Tokyo Fuji Art Museum

Tokyo Fuji Art Museum
Tokyo, Japan

Pont-Aven, a small village in the Brittany region whose culture and customs retain a strong Celtic tradition, had attracted numerous painters since the 1860s. Gauguin, who had visited this village for the first time in 1886, was also attracted by the charm of the village, and stayed there four times between 1886 and 1894.
This work was painted during Gauguin’s second stay in Pont-Aven. It exhibits the shift toward a more innovative composition and color palette while retaining the Impressionist elements. The impressive vertical tree trunk on the right side of the picture evokes the ukiyo-e prints by Utagawa Hiroshige.
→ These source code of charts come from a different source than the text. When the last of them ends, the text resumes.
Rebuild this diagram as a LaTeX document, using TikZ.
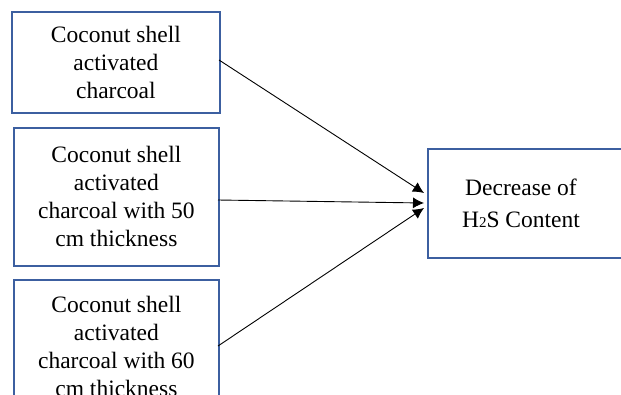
\documentclass[tikz,border=0pt]{standalone}
\usepackage{fontspec}
\setmainfont{Liberation Serif}
\usetikzlibrary{arrows.meta}
\definecolor{boxblue}{RGB}{60,95,160}
\begin{document}
\begin{tikzpicture}[x=1pt,y=-1pt,
  box/.style={draw=boxblue,line width=1.8pt,fill=white,align=center,
    font=\fontsize{23.5}{28}\selectfont,inner sep=0pt,anchor=north west},
  conn/.style={line width=0.9pt,-{Latex[length=11pt,width=11pt]}}]
\useasboundingbox (0,0) rectangle (621,394);
\clip (0,0) rectangle (621,394);
\node[box,minimum width=208pt,minimum height=101pt] (b1) at (11,11)
  {Coconut shell\\activated\\charcoal};
\node[box,minimum width=205pt,minimum height=138pt] (b2) at (13,127)
  {Coconut shell\\activated\\charcoal with 50\\cm thickness};
\node[box,minimum width=205pt,minimum height=134pt] (b3) at (13,279)
  {Coconut shell\\activated\\charcoal with 60\\cm thickness};
\node[box,minimum width=205pt,minimum height=109pt] (r) at (427,148) {};
\node[align=center,inner sep=0pt,font=\fontsize{23.5}{32}\selectfont] (rl) at (521,203)
  {Decrease of\\H{\fontsize{15}{15}\selectfont 2}S Content};
\coordinate (t1) at (424,193);
\coordinate (t2) at (424,203);
\coordinate (t3) at (424,208);
\coordinate (s1) at (219,60);
\coordinate (s2) at (218,200);
\coordinate (s3) at (218,346);
\draw[conn] (s1) -- (t1);
\draw[conn] (s2) -- (t2);
\draw[conn] (s3) -- (t3);
\end{tikzpicture}
\end{document}
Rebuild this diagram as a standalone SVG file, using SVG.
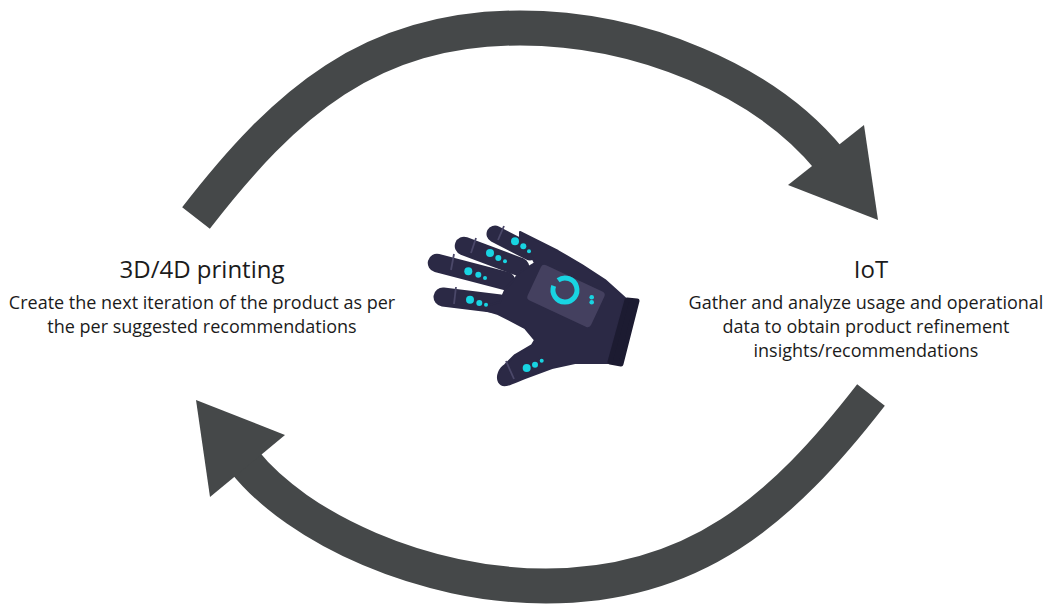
<svg xmlns="http://www.w3.org/2000/svg" width="1054" height="605" viewBox="0 0 1054 605">
  <style>
    .band { fill: none; stroke: #454849; stroke-width: 35; stroke-linecap: butt; }
    .head { fill: #454849; }
    .title { font-family: "Open Sans", "Liberation Sans", sans-serif; font-size: 24px; fill: #1b1b1b; text-anchor: middle; }
    .desc { font-family: "Open Sans", "Liberation Sans", sans-serif; font-size: 18px; fill: #1b1b1b; text-anchor: middle; }
    .finger { stroke: #2b2945; stroke-linecap: round; fill: none; }
    .glove { fill: #2b2945; stroke: #2b2945; stroke-width: 2; stroke-linejoin: round; }
    .dot { fill: #18d4e2; }
    .seam { stroke: #4b4869; stroke-width: 1.8; fill: none; }
  </style>

  <!-- cycle arrows -->
  <g id="connectors">
    <path class="band" d="M196,218 C285,103 370,28 520,28 C640,28 765,80 830,160"/>
    <polygon class="head" points="864,125 878,220 788,185"/>
    <path class="band" d="M871,395 C781,511 694,586 546,586 C424,586 298,529 244,461"/>
    <polygon class="head" points="196,400 285,435 210,497"/>
  </g>

  <!-- left step -->
  <g id="node-printing">
    <text class="title" x="202" y="278">3D/4D printing</text>
    <text class="desc" x="202" y="309">Create the next iteration of the product as per</text>
    <text class="desc" x="202" y="333">the per suggested recommendations</text>
  </g>

  <!-- right step -->
  <g id="node-iot">
    <text class="title" x="871" y="278">IoT</text>
    <text class="desc" x="866" y="309">Gather and analyze usage and operational</text>
    <text class="desc" x="866" y="333">data to obtain product refinement</text>
    <text class="desc" x="866" y="357">insights/recommendations</text>
  </g>

  <!-- smart glove -->
  <g id="node-glove">
    <!-- fingers -->
    <line class="finger" x1="495" y1="234" x2="530" y2="252" stroke-width="17"/>
    <line class="finger" x1="464" y1="246" x2="520" y2="267" stroke-width="18.5"/>
    <line class="finger" x1="437" y1="263" x2="506" y2="281" stroke-width="18.5"/>
    <line class="finger" x1="443" y1="297" x2="500" y2="304" stroke-width="19"/>
    <!-- hand, back and thumb -->
    <path class="glove" d="M520,232 L558,251 L582,265 L605,280 L625,298 L608,363 L575,363 L552,368 L525,378 C512,383 503,389 499,382 C496,376 500,368 505,365 L515,355 L532,345 L535,340 L525,328 L498,314 L478,308 L500,302 L506,288 L513,281 L520,272 L535,263 L528,250 L520,243 Z"/>
    <!-- cuff -->
    <path fill="#1c1b31" stroke="#1c1b31" stroke-width="5" stroke-linejoin="round" d="M627,300 L637,301 L621,364 L610,362 Z"/>
    <!-- fingertip seams -->
    <path class="seam" d="M504,226 L498,240"/>
    <path class="seam" d="M476,238 L471,253"/>
    <path class="seam" d="M454,254 L451,270"/>
    <path class="seam" d="M456,287 L454,304"/>
    <path class="seam" d="M506,361 L514,379"/>
    <!-- device panel -->
    <rect x="-35" y="-19.5" width="70" height="39" rx="4" fill="#44405f" transform="translate(566,296) rotate(25)"/>
    <path d="M558.1,280.2 A12,12 0 1 1 553.7,285.9" fill="none" stroke="#18d4e2" stroke-width="5"/>
    <circle class="dot" cx="591.7" cy="297.3" r="2.3"/>
    <circle class="dot" cx="591.7" cy="302.3" r="2.3"/>
    <!-- sensor dots -->
    <circle class="dot" cx="515" cy="241.3" r="4"/>
    <circle class="dot" cx="523.3" cy="246.3" r="3"/>
    <circle class="dot" cx="529" cy="251.3" r="2"/>
    <circle class="dot" cx="490" cy="253" r="4"/>
    <circle class="dot" cx="498.3" cy="258" r="3"/>
    <circle class="dot" cx="505" cy="261.3" r="2"/>
    <circle class="dot" cx="468.3" cy="271.3" r="4"/>
    <circle class="dot" cx="478.3" cy="274.7" r="3"/>
    <circle class="dot" cx="485" cy="278" r="2"/>
    <circle class="dot" cx="470" cy="299.7" r="4"/>
    <circle class="dot" cx="479.3" cy="303" r="3"/>
    <circle class="dot" cx="486" cy="304.7" r="2"/>
    <circle class="dot" cx="526.7" cy="368" r="4"/>
    <circle class="dot" cx="535" cy="364.7" r="3"/>
    <circle class="dot" cx="541.7" cy="360.7" r="2"/>
  </g>
</svg>
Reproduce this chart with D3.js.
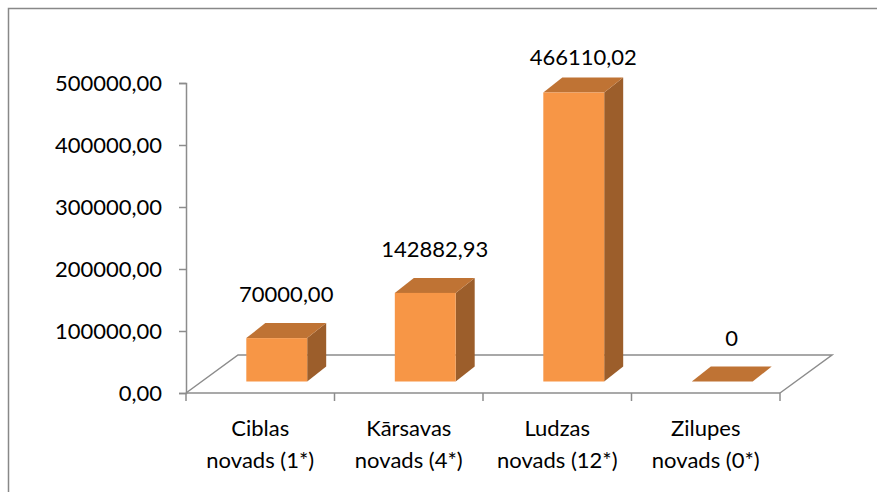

The tree trunk which constitutes an important component for this composition had in fact been painted out by a former owner after 1938. It was restored in recent years and returned to its original appearance. It is unknown, however, what meaning and intention this owner had in painting out the tree. In the place depicted in this painting, the river was dredged from the end of the 19th century to the beginning of the 20th century. On the deep right is a building with red thatched roof, and we can see that the earth and sand dredged up from the river is piled up on the path in front of the building. We can also see that the hillside on the left side is bare, and a road is being built there. Today, this area is used as a dock to moor boats.
In October of the year when he painted this work, Gauguin was invited by Vincent van Gogh to visit Arles, and eventually started living with Gogh. Their living together, however, ended in tragedy in two months, and later, Gauguin would break away from the Impressionist style of portraying the visible world to create his own unique style which depicts the spiritual existence dwelling in a primitive form of human body with simplified colors and harmonized forms.